The answer was that Ellicott’s team did very well.

The northwest stones sit between 4.4 and 9.6 feet outside the modern boundary line. The northeast stones sit 6.6 to 18.4 feet inside. The southeast stones sit 12.75 to 18.48 feet outside.

The distance between Southeast 6 and Southeast 7, surveyed in 1792, measures 5,280.824 feet today. A statute mile is 5,280 feet.

Ellicott was off by ten inches over a mile, working with chains and stars.

That accuracy is why the stones are still the reference. The line they marked is, give or take a few feet, still the line.

The Diamond Is Still There, in Sandstone

Walk Western Avenue in upper Northwest and you are tracing the line Ellicott’s team cleared in 1792. Walk Eastern Avenue from Cedar Hill out to Maryland and you are tracing the line they cleared a few months before that.
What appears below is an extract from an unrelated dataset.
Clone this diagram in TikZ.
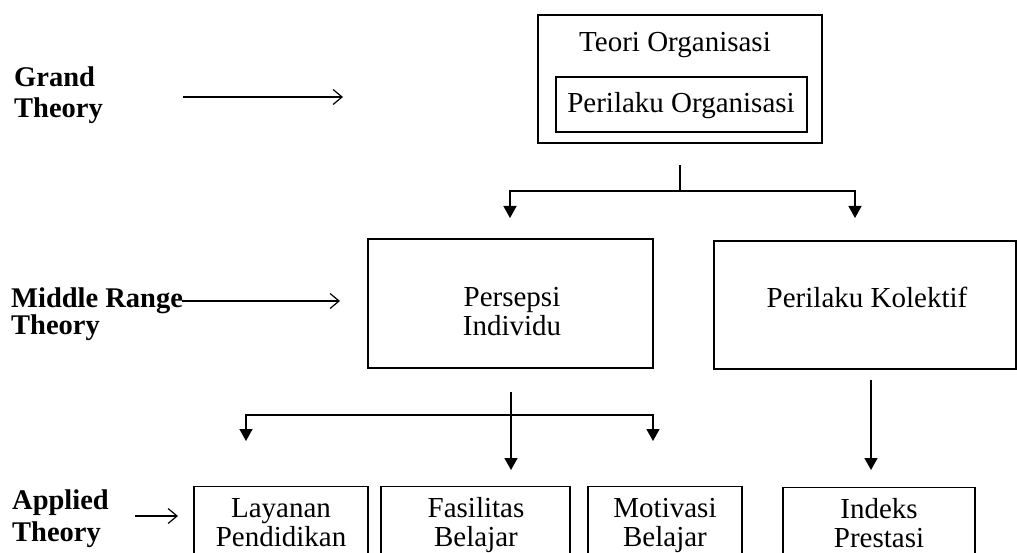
\documentclass[tikz,border=0pt]{standalone}
\usepackage{fontspec}
\setmainfont{Liberation Serif}
\usetikzlibrary{arrows.meta,calc}
\tikzset{
  box/.style={draw, line width=1.2pt, inner sep=0pt},
  txt/.style={font=\fontsize{29}{29}\selectfont, align=center, inner sep=0pt},
  btxt/.style={font=\fontsize{29}{29}\selectfont, align=center, inner sep=0pt},
  lvl/.style={font=\bfseries\fontsize{28.5}{31}\selectfont, align=left, inner sep=0pt, anchor=west},
  ptr/.style={line width=1.2pt, -{Straight Barb[length=9pt,width=15pt,line width=1.2pt]}},
  stub/.style={line width=2.6pt},
  arr/.style={line width=1.5pt, -{Triangle[length=12pt,width=13pt]}},
}
\begin{document}
\begin{tikzpicture}[x=1pt,y=-1pt]
\useasboundingbox (0,0) rectangle (1017,553);
\clip (0,0) rectangle (1017,553);
% top
\node[box, minimum width=284pt, minimum height=128pt] (teori) at (680,79) {};
\node[txt] (teoritxt) at (675,45) {Teori Organisasi};
\node[box, minimum width=251pt, minimum height=55pt] (perorg) at (681.5,104.5) {};
\node[txt] (perorgtxt) at (681,106) {Perilaku Organisasi};
% middle
\node[box, minimum width=285pt, minimum height=129pt] (persepsi) at (510.5,303.5) {};
\node[txt] (persepsitxt) at (512,312) {Persepsi\\Individu};
\node[box, minimum width=302pt, minimum height=128pt] (kolektif) at (865,305) {};
\node[txt] (kolektiftxt) at (867,297) {Perilaku Kolektif};
% bottom
\node[box, minimum width=174pt, minimum height=120pt, anchor=north] (layanan) at (281,486) {};
\node[btxt] (layanantxt) at (281,526.5) {\strut Layanan\\\strut Pendidikan};
\node[box, minimum width=189pt, minimum height=120pt, anchor=north] (fasilitas) at (475.5,486) {};
\node[btxt] (fasilitastxt) at (476,526.5) {\strut Fasilitas\\\strut Belajar};
\node[box, minimum width=154pt, minimum height=120pt, anchor=north] (motivasi) at (665,486) {};
\node[btxt] (motivasitxt) at (665,526.5) {\strut Motivasi\\\strut Belajar};
\node[box, minimum width=192pt, minimum height=120pt, anchor=north] (indeks) at (879,487) {};
\node[btxt] (indekstxt) at (879,527) {\strut Indeks\\\strut Prestasi};
% level labels
\node[lvl] (grand) at (14,95) {Grand\\Theory};
\node[lvl, font=\bfseries\fontsize{28.5}{27}\selectfont] (middle) at (11,314) {Middle Range\\Theory};
\node[lvl, font=\bfseries\fontsize{28.5}{32}\selectfont] (applied) at (12,519) {Applied\\Theory};
\coordinate (g1) at (183,97); \coordinate (g2) at (343,97);
\coordinate (m1) at (182,301); \coordinate (m2) at (340,301);
\coordinate (ap1) at (135,516); \coordinate (ap2) at (178,516);
\draw[ptr] (g1) -- (g2);
\draw[ptr] (m1) -- (m2);
\draw[ptr] (ap1) -- (ap2);
% connectors top -> middle
\coordinate (t0) at (680,165);
\coordinate (j1) at (680,191);
\coordinate (a1) at (510,218);
\coordinate (a2) at (855,218);
\draw[stub] (t0) -- (j1);
\draw[arr] (j1) -| (a1);
\draw[arr] (j1) -| (a2);
% connectors middle -> bottom
\coordinate (p0) at (511,392);
\coordinate (j2) at (511,415);
\coordinate (b1) at (246,441);
\coordinate (b2) at (511,470);
\coordinate (b3) at (653,441);
\draw[stub] (p0) -- (j2);
\draw[arr] (j2) -| (b1);
\draw[arr] (j2) -- (b2);
\draw[arr] (j2) -| (b3);
% kolektif -> indeks
\coordinate (k0) at (871,380);
\coordinate (k1) at (871,470);
\draw[arr] (k0) -- (k1);
\end{tikzpicture}
\end{document}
Drive South Glebe Road in Arlington and you are crossing what was the southwest face of the federal diamond.

The Virginia retrocession took half of the diamond off the map. The other half is the boundary D.C. still has.

Either way, the stones are still in the ground at every mile.

For the related GoDC story on the Virginia half of the diamond going back, see our piece on the 1846 retrocession of Alexandria. For the bigger story of how the L’Enfant city fit inside this diamond, the L’Enfant Plan posts are a good companion.

Two hundred and thirty-five years after Banneker laid down at Jones Point to fix the first point with stars, his stones are still the corners of Washington.

11 thoughts on “Washington DC Boundary Stones: The 40 Original Markers Ellicott and Banneker Set in 1791”

  1. It’s interesting to see how big the original boundries of DC were so far into Virginia (and probably Maryland).

  2. You beat me to this. It is a great resources with articles and other cool things. The article “The Boundary Monuments of the District of Columbia” was my personal favorite because it has a lot of images of the stones from the turn of the century I think.

  3. There’s one on Southern Avenue. It’s in a fence and was right in front of an apartment building my cousin lived in, and down the street to where I lived on PA Ave years ago. It was never encased in the fence before they built the Apartments back in the 1960’s and people didn’t even know what it was. Then one day they put a fence around it.

  4. Check out the Boundary Stones Bike Ride hosted by Boundary Stone Public House! The 3rd annual will be this September. You can start training for the 60 mile ride now. 🙂

  5. I visit all 40 site in a day on the first Sunday in May and have done so for the last 10 years. Amazing and Educational. I could go on and on about the history of the survey, the history of the preservation effort, and the current status of each of the stones and what has transpired with them since 2005.

  6. I discovered the stones back in the seventies while doing land surveys in Arlington. It was cool both visiting them and actually using and referencing them in my surveys.

  7. I’ve been to a few. One on Western Avenue (“Tenleytown” in the map above) is actually on the Maryland side of Western Avenue a block from River Road, near Fessenden St., in a little cage to protect it from vandalism.